▶ [EXERCISE DIRECTIONS]:
Pictures in the data below are not part of the copy; transcribe everything else exactly.

▶ [EXERCISE MATERIAL]:
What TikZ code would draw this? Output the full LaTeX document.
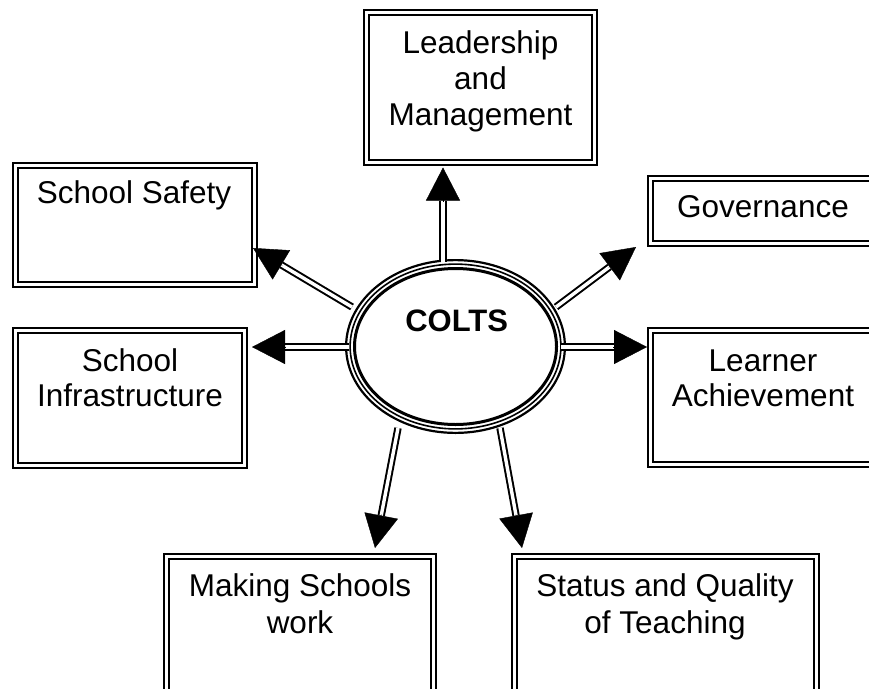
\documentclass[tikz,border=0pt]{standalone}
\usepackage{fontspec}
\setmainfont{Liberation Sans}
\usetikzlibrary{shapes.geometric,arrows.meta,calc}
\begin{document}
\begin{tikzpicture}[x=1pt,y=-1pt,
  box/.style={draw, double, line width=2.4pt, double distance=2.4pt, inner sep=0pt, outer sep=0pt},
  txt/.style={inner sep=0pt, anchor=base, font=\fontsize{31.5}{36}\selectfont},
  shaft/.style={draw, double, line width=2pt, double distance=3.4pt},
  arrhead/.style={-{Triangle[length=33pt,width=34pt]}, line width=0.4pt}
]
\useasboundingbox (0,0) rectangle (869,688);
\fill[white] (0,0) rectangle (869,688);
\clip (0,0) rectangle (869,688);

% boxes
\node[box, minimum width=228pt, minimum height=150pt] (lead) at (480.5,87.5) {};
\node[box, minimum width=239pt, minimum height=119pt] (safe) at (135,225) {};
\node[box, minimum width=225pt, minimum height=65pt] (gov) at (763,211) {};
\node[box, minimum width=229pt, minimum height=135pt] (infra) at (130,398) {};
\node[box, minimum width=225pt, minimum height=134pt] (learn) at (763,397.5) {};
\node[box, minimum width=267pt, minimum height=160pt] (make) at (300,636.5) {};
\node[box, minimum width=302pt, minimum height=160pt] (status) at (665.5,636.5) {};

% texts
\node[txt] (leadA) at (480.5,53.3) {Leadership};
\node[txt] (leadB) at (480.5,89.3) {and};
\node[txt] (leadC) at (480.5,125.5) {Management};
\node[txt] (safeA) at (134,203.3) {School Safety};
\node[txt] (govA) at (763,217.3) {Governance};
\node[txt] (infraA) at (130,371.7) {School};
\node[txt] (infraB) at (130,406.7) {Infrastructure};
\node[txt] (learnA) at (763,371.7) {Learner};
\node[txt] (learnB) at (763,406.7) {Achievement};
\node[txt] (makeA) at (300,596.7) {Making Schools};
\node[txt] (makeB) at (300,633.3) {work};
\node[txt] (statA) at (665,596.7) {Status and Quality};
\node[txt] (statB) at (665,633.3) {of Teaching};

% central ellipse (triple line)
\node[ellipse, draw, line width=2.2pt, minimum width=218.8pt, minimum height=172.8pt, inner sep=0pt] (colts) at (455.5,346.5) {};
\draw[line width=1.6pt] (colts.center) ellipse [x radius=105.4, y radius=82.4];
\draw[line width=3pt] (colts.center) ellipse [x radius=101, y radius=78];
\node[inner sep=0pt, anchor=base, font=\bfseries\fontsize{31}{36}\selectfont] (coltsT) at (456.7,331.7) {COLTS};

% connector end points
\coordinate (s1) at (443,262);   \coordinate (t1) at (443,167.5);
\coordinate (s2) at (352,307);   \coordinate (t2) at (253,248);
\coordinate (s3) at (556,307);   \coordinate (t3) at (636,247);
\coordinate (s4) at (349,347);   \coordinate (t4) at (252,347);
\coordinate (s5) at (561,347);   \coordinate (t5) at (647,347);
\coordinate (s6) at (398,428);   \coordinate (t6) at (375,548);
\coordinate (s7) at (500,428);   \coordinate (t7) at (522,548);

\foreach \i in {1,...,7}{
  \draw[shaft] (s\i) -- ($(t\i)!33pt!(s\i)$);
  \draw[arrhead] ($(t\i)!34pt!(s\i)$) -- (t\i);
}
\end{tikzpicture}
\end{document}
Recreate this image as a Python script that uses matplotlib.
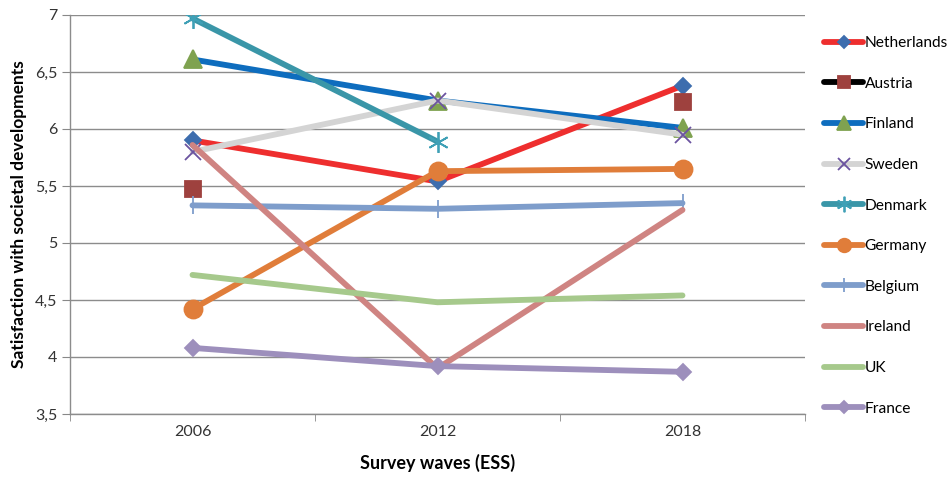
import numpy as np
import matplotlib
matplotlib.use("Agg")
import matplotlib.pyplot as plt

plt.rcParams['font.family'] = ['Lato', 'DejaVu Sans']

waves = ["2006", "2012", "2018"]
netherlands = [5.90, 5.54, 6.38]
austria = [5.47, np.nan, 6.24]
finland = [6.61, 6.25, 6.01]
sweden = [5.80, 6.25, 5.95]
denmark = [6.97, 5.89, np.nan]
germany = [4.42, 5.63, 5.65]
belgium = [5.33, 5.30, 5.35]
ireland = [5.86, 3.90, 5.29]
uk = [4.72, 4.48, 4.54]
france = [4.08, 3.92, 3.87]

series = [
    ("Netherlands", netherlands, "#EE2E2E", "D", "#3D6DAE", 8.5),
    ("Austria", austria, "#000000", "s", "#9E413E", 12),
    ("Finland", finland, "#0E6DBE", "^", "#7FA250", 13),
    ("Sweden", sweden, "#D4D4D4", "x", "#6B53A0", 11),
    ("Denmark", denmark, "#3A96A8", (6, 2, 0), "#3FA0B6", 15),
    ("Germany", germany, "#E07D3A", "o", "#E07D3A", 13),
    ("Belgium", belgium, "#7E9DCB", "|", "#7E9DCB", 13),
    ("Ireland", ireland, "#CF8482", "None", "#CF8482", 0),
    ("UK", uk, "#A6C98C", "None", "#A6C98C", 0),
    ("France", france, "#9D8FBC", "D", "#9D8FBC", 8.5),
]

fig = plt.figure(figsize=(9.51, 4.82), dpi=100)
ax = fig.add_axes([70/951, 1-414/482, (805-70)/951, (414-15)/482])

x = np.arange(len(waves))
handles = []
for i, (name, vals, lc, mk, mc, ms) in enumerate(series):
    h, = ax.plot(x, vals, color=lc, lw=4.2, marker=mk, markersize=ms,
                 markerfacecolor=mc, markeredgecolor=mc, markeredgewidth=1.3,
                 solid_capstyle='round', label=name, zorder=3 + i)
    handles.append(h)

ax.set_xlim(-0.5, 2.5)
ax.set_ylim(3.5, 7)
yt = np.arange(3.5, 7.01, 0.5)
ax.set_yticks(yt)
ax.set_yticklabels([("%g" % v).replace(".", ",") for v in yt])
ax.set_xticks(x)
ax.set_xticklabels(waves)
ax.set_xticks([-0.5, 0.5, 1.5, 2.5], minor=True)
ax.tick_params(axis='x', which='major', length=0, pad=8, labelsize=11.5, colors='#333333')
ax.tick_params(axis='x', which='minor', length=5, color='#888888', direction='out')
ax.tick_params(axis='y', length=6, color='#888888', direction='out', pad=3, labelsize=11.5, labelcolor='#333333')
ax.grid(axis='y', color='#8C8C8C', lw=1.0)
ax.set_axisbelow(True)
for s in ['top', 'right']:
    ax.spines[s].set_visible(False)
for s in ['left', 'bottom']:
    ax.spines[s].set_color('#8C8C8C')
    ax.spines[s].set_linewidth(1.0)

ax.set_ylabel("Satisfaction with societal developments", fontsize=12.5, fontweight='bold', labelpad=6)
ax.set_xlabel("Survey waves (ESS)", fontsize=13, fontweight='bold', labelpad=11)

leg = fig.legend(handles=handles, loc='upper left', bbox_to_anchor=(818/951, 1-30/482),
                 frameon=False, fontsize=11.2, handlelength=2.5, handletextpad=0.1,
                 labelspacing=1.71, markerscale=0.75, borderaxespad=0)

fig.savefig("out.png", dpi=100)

▶ [OUTPUT BELOW]:
What TikZ code would draw this? Output the full LaTeX document.
\documentclass[tikz,border=0pt]{standalone}
\usepackage{fontspec}
\setmainfont{Liberation Sans}
\usetikzlibrary{shapes.geometric,arrows.meta,calc}
\begin{document}
\begin{tikzpicture}[x=1pt,y=-1pt,
  box/.style={draw, double, line width=2.4pt, double distance=2.4pt, inner sep=0pt, outer sep=0pt},
  txt/.style={inner sep=0pt, anchor=base, font=\fontsize{31.5}{36}\selectfont},
  shaft/.style={draw, double, line width=2pt, double distance=3.4pt},
  arrhead/.style={-{Triangle[length=33pt,width=34pt]}, line width=0.4pt}
]
\useasboundingbox (0,0) rectangle (869,688);
\fill[white] (0,0) rectangle (869,688);
\clip (0,0) rectangle (869,688);

% boxes
\node[box, minimum width=228pt, minimum height=150pt] (lead) at (480.5,87.5) {};
\node[box, minimum width=239pt, minimum height=119pt] (safe) at (135,225) {};
\node[box, minimum width=225pt, minimum height=65pt] (gov) at (763,211) {};
\node[box, minimum width=229pt, minimum height=135pt] (infra) at (130,398) {};
\node[box, minimum width=225pt, minimum height=134pt] (learn) at (763,397.5) {};
\node[box, minimum width=267pt, minimum height=160pt] (make) at (300,636.5) {};
\node[box, minimum width=302pt, minimum height=160pt] (status) at (665.5,636.5) {};

% texts
\node[txt] (leadA) at (480.5,53.3) {Leadership};
\node[txt] (leadB) at (480.5,89.3) {and};
\node[txt] (leadC) at (480.5,125.5) {Management};
\node[txt] (safeA) at (134,203.3) {School Safety};
\node[txt] (govA) at (763,217.3) {Governance};
\node[txt] (infraA) at (130,371.7) {School};
\node[txt] (infraB) at (130,406.7) {Infrastructure};
\node[txt] (learnA) at (763,371.7) {Learner};
\node[txt] (learnB) at (763,406.7) {Achievement};
\node[txt] (makeA) at (300,596.7) {Making Schools};
\node[txt] (makeB) at (300,633.3) {work};
\node[txt] (statA) at (665,596.7) {Status and Quality};
\node[txt] (statB) at (665,633.3) {of Teaching};

% central ellipse (triple line)
\node[ellipse, draw, line width=2.2pt, minimum width=218.8pt, minimum height=172.8pt, inner sep=0pt] (colts) at (455.5,346.5) {};
\draw[line width=1.6pt] (colts.center) ellipse [x radius=105.4, y radius=82.4];
\draw[line width=3pt] (colts.center) ellipse [x radius=101, y radius=78];
\node[inner sep=0pt, anchor=base, font=\bfseries\fontsize{31}{36}\selectfont] (coltsT) at (456.7,331.7) {COLTS};

% connector end points
\coordinate (s1) at (443,262);   \coordinate (t1) at (443,167.5);
\coordinate (s2) at (352,307);   \coordinate (t2) at (253,248);
\coordinate (s3) at (556,307);   \coordinate (t3) at (636,247);
\coordinate (s4) at (349,347);   \coordinate (t4) at (252,347);
\coordinate (s5) at (561,347);   \coordinate (t5) at (647,347);
\coordinate (s6) at (398,428);   \coordinate (t6) at (375,548);
\coordinate (s7) at (500,428);   \coordinate (t7) at (522,548);

\foreach \i in {1,...,7}{
  \draw[shaft] (s\i) -- ($(t\i)!33pt!(s\i)$);
  \draw[arrhead] ($(t\i)!34pt!(s\i)$) -- (t\i);
}
\end{tikzpicture}
\end{document}
Recreate this image as a Python script that uses matplotlib.
import numpy as np
import matplotlib
matplotlib.use("Agg")
import matplotlib.pyplot as plt

plt.rcParams['font.family'] = ['Lato', 'DejaVu Sans']

waves = ["2006", "2012", "2018"]
netherlands = [5.90, 5.54, 6.38]
austria = [5.47, np.nan, 6.24]
finland = [6.61, 6.25, 6.01]
sweden = [5.80, 6.25, 5.95]
denmark = [6.97, 5.89, np.nan]
germany = [4.42, 5.63, 5.65]
belgium = [5.33, 5.30, 5.35]
ireland = [5.86, 3.90, 5.29]
uk = [4.72, 4.48, 4.54]
france = [4.08, 3.92, 3.87]

series = [
    ("Netherlands", netherlands, "#EE2E2E", "D", "#3D6DAE", 8.5),
    ("Austria", austria, "#000000", "s", "#9E413E", 12),
    ("Finland", finland, "#0E6DBE", "^", "#7FA250", 13),
    ("Sweden", sweden, "#D4D4D4", "x", "#6B53A0", 11),
    ("Denmark", denmark, "#3A96A8", (6, 2, 0), "#3FA0B6", 15),
    ("Germany", germany, "#E07D3A", "o", "#E07D3A", 13),
    ("Belgium", belgium, "#7E9DCB", "|", "#7E9DCB", 13),
    ("Ireland", ireland, "#CF8482", "None", "#CF8482", 0),
    ("UK", uk, "#A6C98C", "None", "#A6C98C", 0),
    ("France", france, "#9D8FBC", "D", "#9D8FBC", 8.5),
]

fig = plt.figure(figsize=(9.51, 4.82), dpi=100)
ax = fig.add_axes([70/951, 1-414/482, (805-70)/951, (414-15)/482])

x = np.arange(len(waves))
handles = []
for i, (name, vals, lc, mk, mc, ms) in enumerate(series):
    h, = ax.plot(x, vals, color=lc, lw=4.2, marker=mk, markersize=ms,
                 markerfacecolor=mc, markeredgecolor=mc, markeredgewidth=1.3,
                 solid_capstyle='round', label=name, zorder=3 + i)
    handles.append(h)

ax.set_xlim(-0.5, 2.5)
ax.set_ylim(3.5, 7)
yt = np.arange(3.5, 7.01, 0.5)
ax.set_yticks(yt)
ax.set_yticklabels([("%g" % v).replace(".", ",") for v in yt])
ax.set_xticks(x)
ax.set_xticklabels(waves)
ax.set_xticks([-0.5, 0.5, 1.5, 2.5], minor=True)
ax.tick_params(axis='x', which='major', length=0, pad=8, labelsize=11.5, colors='#333333')
ax.tick_params(axis='x', which='minor', length=5, color='#888888', direction='out')
ax.tick_params(axis='y', length=6, color='#888888', direction='out', pad=3, labelsize=11.5, labelcolor='#333333')
ax.grid(axis='y', color='#8C8C8C', lw=1.0)
ax.set_axisbelow(True)
for s in ['top', 'right']:
    ax.spines[s].set_visible(False)
for s in ['left', 'bottom']:
    ax.spines[s].set_color('#8C8C8C')
    ax.spines[s].set_linewidth(1.0)

ax.set_ylabel("Satisfaction with societal developments", fontsize=12.5, fontweight='bold', labelpad=6)
ax.set_xlabel("Survey waves (ESS)", fontsize=13, fontweight='bold', labelpad=11)

leg = fig.legend(handles=handles, loc='upper left', bbox_to_anchor=(818/951, 1-30/482),
                 frameon=False, fontsize=11.2, handlelength=2.5, handletextpad=0.1,
                 labelspacing=1.71, markerscale=0.75, borderaxespad=0)

fig.savefig("out.png", dpi=100)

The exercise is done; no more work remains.